Selbstverständlich fehlen auch nicht die aktuellen Aufreger-Themen Cannabis-Legalisierung ("in China haben sie den Bundeskanzler schon gefragt, ob man jetzt bei uns kiffen muss"), vegane Ernährung ("ein Leben ohne Bratwurst ist möglich, aber doch nicht sinnvoll") und Genderdebatte ("Privat finde ich das völlig in Ordnung. Aber in der Schule gibt es kein Gendern und dabei bleibt es auch"). Und ganz selbstverständlich erhält der Ministerpräsident dafür auch sehr viel Applaus.
Selfies mit Söder sind in Günzburg vor allem bei Jugendlichen beliebt
Als Grußwort-Redner nach dem Ministerpräsidenten hat es Europaabgeordneter Markus Ferber naturgemäß schwer, die gleiche Aufmerksamkeit im Festzelt zu erhalten. Vor der Bühne tummeln sich Selfie-Jäger, mit denen Söder bereitwillig Fotos macht und in die Kamera lächelt. Auch später, als der Ministerpräsident auf dem Weg aus dem Zelt und zum wartenden Auto ist, bleibt der Pulk um ihn immer wieder stehen. Es sind vor allem junge Leute, die ihn um ein gemeinsames Foto bitten. "Jedes Selfie ist mehr wert als jedes Wahlplakat", hört man aus der Entourage Söders. Auch auf dem Instagram-Account des Politikers sind bereits wenige Minuten nach seiner Abfahrt in Günzburg Bilder von dem Auftritt online - die wichtigsten Aussagen aus seiner Rede inklusive.
Nur einen Gefallen tut der Ministerpräsident den Günzburgern nicht. "Posten Sie die Brotzeitplatte bitte als #söderisst, wenn es geht?" Dieser Wunsch der Veranstalter geht nicht in Erfüllung - denn Söder hat an diesem Sonntag zumindest auf seinem Instagram-Account schon gegessen: Spiegeleier und Räucherfisch standen am Morgen bereits unter dem berüchtigten Hashtag online.
Auf der Social-Media-Seite war zu Ostern auch das Schokoladen-Osterei mit dem Konterfei des Ministerpräsidenten verlost worden, das die Günzburgerin Alexandra Rentsch gewonnen hatte. Aus der eigentlich geplanten Übergabe in Wasserburg wurde nichts, die Gewinnerin war verhindert. Ganz exklusiv ist das Günzburger Söder-Ei ohnehin nicht mehr: Ende April hatte der Ministerpräsident auf Instagram drei weitere Schokoladeneier gezeigt, eines davon sei für Friedrich Merz reserviert, sagte er dazu im Video die beiden anderen sollten ebenfalls verlost werden.
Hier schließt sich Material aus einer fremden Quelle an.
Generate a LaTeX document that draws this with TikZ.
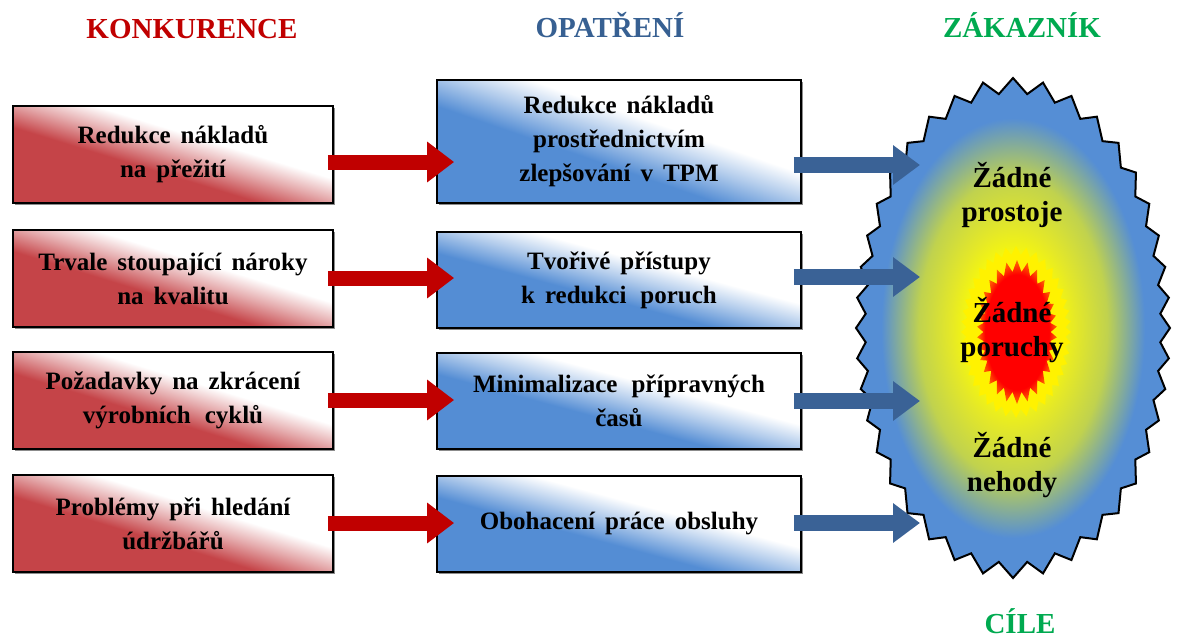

Für Markus Söder gibt es an diesem Muttertag auch ein Geschenk aus Günzburg - ein Lego-Modell eines Sturmtruppler-Helms, passend für den bekennenden Star-Wars-Fan. Der bedankt sich stilecht - und vermutlich auch mit Blick auf die kommenden Wahlen, als er sagt: "Möge die Macht mit euch sein."